NDFB chief, 9 others get life term for 2008 blasts
Three other convicts Prabhat Bodo, Jayanti Basumatary and Mathura Brahma will be released after they pay a fine imposed by the court.
Guwahati: A special CBI court here Wednesday sentenced National Democratic Front of Bodoland chief Ranjan Daimary and nine others to life imprisonment for the 2008 serial bomb blasts, in which 81 people were killed and 470 others injured. The NDFB has called a 12-hour Assam bandh on Thursday in protest against the court order.
The special court had earlier held Daimary and 13 others guilty in the case. Special CBI judge Aparesh Chakraborty pronounced the quantum of punishment for Daimary, George Bodo, B. Tharai, Raju Sarkar, Anchai Bodo, Indra Brahma, Loko Basumatary, Khargeswar Basumatary, Ajay Basumatary and Rajen Goyary.
Three other convicts — Prabhat Bodo, Jayanti Basumatary and Mathura Brahma — will be released after they pay a fine imposed by the court.
The bail of NDFB chief Ranjan Daimary, who was present in the court, was cancelled immediately after his sentencing, and he was arrested, while the 14 others were already in judicial custody.
The court’s verdict came over 10 years after the blasts took place on October 30, 2008, around noon, with at least 11 bombs going off almost simultaneously at three places in Guwahati and in Bongaigaon, Barpeta and Kokrajhar. The CBI, which probed the case, had claimed RDX, ammonium nitrate and Trinitrotoluene (TNT) was used to trigger the blasts.

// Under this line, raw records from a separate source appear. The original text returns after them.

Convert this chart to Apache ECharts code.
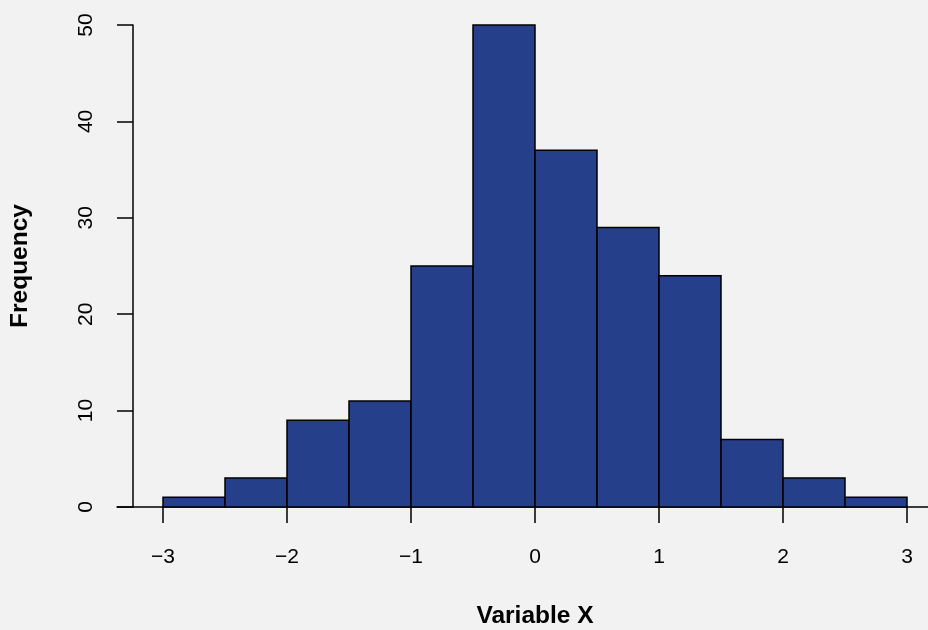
<!DOCTYPE html>
<html>
<head>
<meta charset="utf-8">
<script src="https://cdn.jsdelivr.net/npm/echarts@6/dist/echarts.min.js"></script>
<style>
html, body { margin: 0; padding: 0; background: #f2f2f2; }
#main { width: 928px; height: 630px; }
</style>
</head>
<body>
<div id="main"></div>
<script>
// histogram bins (width 0.5) and counts
var binStart = [-3, -2.5, -2, -1.5, -1, -0.5, 0, 0.5, 1, 1.5, 2, 2.5];
var binEnd = [-2.5, -2, -1.5, -1, -0.5, 0, 0.5, 1, 1.5, 2, 2.5, 3];
var counts = [1, 3, 9, 11, 25, 50, 37, 29, 24, 7, 3, 1];

var xTicks = [-3, -2, -1, 0, 1, 2, 3];
var yTicks = [0, 10, 20, 30, 40, 50];

var barData = [];
for (var i = 0; i < counts.length; i++) {
	barData.push([binStart[i], binEnd[i], counts[i]]);
}

function minus(v) {
	return String(v).replace('-', '\u2212');
}

var fontFam = '"Liberation Sans", Arial, sans-serif';

var option = {
	backgroundColor: '#f2f2f2',
	animation: false,
	grid: [
		{ left: 163, right: 21, top: 25, bottom: 123, outerBoundsMode: 'none', containLabel: false },
		{ left: 117, right: 0, top: 25, bottom: 123, outerBoundsMode: 'none', containLabel: false }
	],
	xAxis: [
		{
			type: 'value',
			gridIndex: 0,
			min: xTicks[0],
			max: xTicks[xTicks.length - 1],
			interval: 1,
			name: 'Variable X',
			nameLocation: 'middle',
			nameGap: 97,
			nameTextStyle: { fontFamily: fontFam, fontSize: 24.5, fontWeight: 'bold', color: '#000' },
			axisLine: { show: false, onZero: false },
			axisTick: { show: true, length: 16, lineStyle: { color: '#000', width: 1.5 } },
			axisLabel: {
				fontFamily: fontFam, fontSize: 21, color: '#000', margin: 40,
				formatter: function (v) { return minus(v); }
			},
			splitLine: { show: false }
		},
		{
			type: 'value',
			gridIndex: 1,
			min: 0,
			max: 1,
			axisLine: { show: true, onZero: false, lineStyle: { color: '#000', width: 1.5 } },
			axisTick: { show: false },
			axisLabel: { show: false },
			splitLine: { show: false }
		}
	],
	yAxis: [
		{
			type: 'value',
			gridIndex: 0,
			min: yTicks[0],
			max: yTicks[yTicks.length - 1],
			interval: 10,
			offset: 30,
			name: 'Frequency',
			nameLocation: 'middle',
			nameGap: 100,
			nameTextStyle: { fontFamily: fontFam, fontSize: 24.5, fontWeight: 'bold', color: '#000' },
			axisLine: { show: true, onZero: false, lineStyle: { color: '#000', width: 1.5 } },
			axisTick: { show: true, length: 16, lineStyle: { color: '#000', width: 1.5 } },
			axisLabel: {
				fontFamily: fontFam, fontSize: 21, color: '#000', margin: 36, rotate: 90
			},
			splitLine: { show: false }
		},
		{
			type: 'value',
			gridIndex: 1,
			show: false
		}
	],
	series: [
		{
			type: 'custom',
			xAxisIndex: 0,
			yAxisIndex: 0,
			data: barData,
			renderItem: function (params, api) {
				var p0 = api.coord([api.value(0), api.value(2)]);
				var p1 = api.coord([api.value(1), 0]);
				return {
					type: 'rect',
					shape: { x: p0[0], y: p0[1], width: p1[0] - p0[0], height: p1[1] - p0[1] },
					style: { fill: '#263f8a', stroke: '#000', lineWidth: 1.5 }
				};
			}
		}
	]
};

var myChart = echarts.init(document.getElementById('main'));
myChart.setOption(option);
</script>
</body>
</html>
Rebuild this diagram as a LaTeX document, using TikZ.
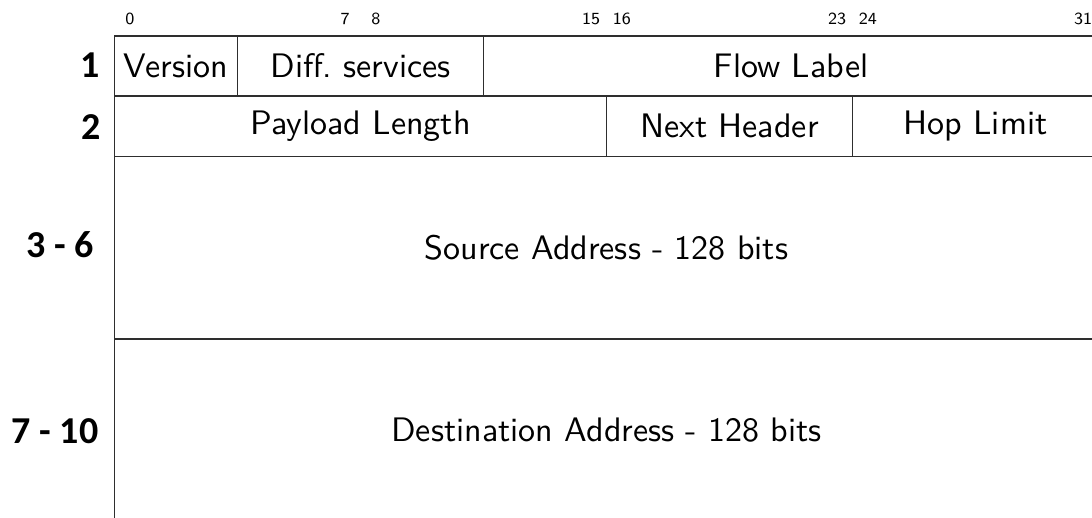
\documentclass[tikz,border=0pt]{standalone}
\usepackage{fontspec}
\newfontfamily\cellfont{lmsans10-regular.otf}
\newfontfamily\bitfont{lmsans8-regular.otf}
\newfontfamily\rowfont{Carlito}
\begin{document}
\begin{tikzpicture}[x=1pt,y=-1pt,
  cell/.style={rectangle,draw=black!82,line width=1.6pt,inner sep=0pt,outer sep=0pt,
    font=\cellfont\fontsize{34}{40}\selectfont},
  bitno/.style={anchor=base,inner sep=0pt,font=\bitfont\fontsize{17}{20}\selectfont},
  rowno/.style={inner sep=0pt,font=\rowfont\bfseries\fontsize{38}{44}\selectfont}]
\useasboundingbox (0,0) rectangle (1092,517);
\clip (0,0) rectangle (1092,517);

% bit positions above the header (bit width 30.75, first bit starts at 114.5)
\foreach \b in {0,7,8,15,16,23,24,31}
  \node[bitno] (bit\b) at ({114.5+(\b+0.5)*30.75},24) {\b};

% word 1
\node[cell,minimum width=123pt,minimum height=60pt] (ver) at (176,66) {Version};
\node[cell,minimum width=246pt,minimum height=60pt] (diff) at (360.5,66) {Diff.\ services};
\node[cell,minimum width=615pt,minimum height=60pt] (flow) at (791,66) {Flow Label};

% word 2
\node[cell,minimum width=492pt,minimum height=60.5pt] (plen) at (360.5,126.25) {Payload Length};
\node[cell,minimum width=246pt,minimum height=60.5pt] (next) at (729.5,126.25) {Next Header};
\node[cell,minimum width=246pt,minimum height=60.5pt] (hop) at (975.5,126.25) {Hop Limit};

% addresses
\node[cell,minimum width=984pt,minimum height=182.5pt] (src) at (606.5,247.75) {Source Address - 128 bits};
\node[cell,minimum width=984pt,minimum height=182.5pt] (dst) at (606.5,430.25) {Destination Address - 128 bits};

% word numbers
\node[rowno] (w1) at (90.5,65) {1};
\node[rowno] (w2) at (91,127.5) {2};
\node[rowno] (w3) at (60.5,244.5) {3 - 6};
\node[rowno] (w7) at (55,431.5) {7 - 10};
\end{tikzpicture}
\end{document}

Two accused — Mridul Goyary and Nilim Daimary — were acquitted in the case. “There were a total of 22 accused, out of which 15 faced trial. Seven others remain absconding while two of them are believed to be dead,” said T.D. Goswami, the special public prosecutor engaged by the CBI for the trial.
The family members of the accused, who were present in court, said they would challenge the special court’s verdict in a higher court.
The Union home ministry has, meanwhile, clarified that the government will not withdraw heinous crimes cases against members of militant groups even if they are now engaged in the peace process. Saying that the government has committed that it would withdraw the cases which are not heinous in nature, but only after a recommendation by district and state-level panels, security sources said the ground rules for the peace talks had a provision for scrutiny of cases only after the signing of peace pacts, not during the period of talks between the government and the militant groups. In case of heinous crimes, the sources said the law would take its own course.
Asserting that if adequate evidence was not found in such cases, the accused may be acquitted by the court but the government would not interfere with the judicial process.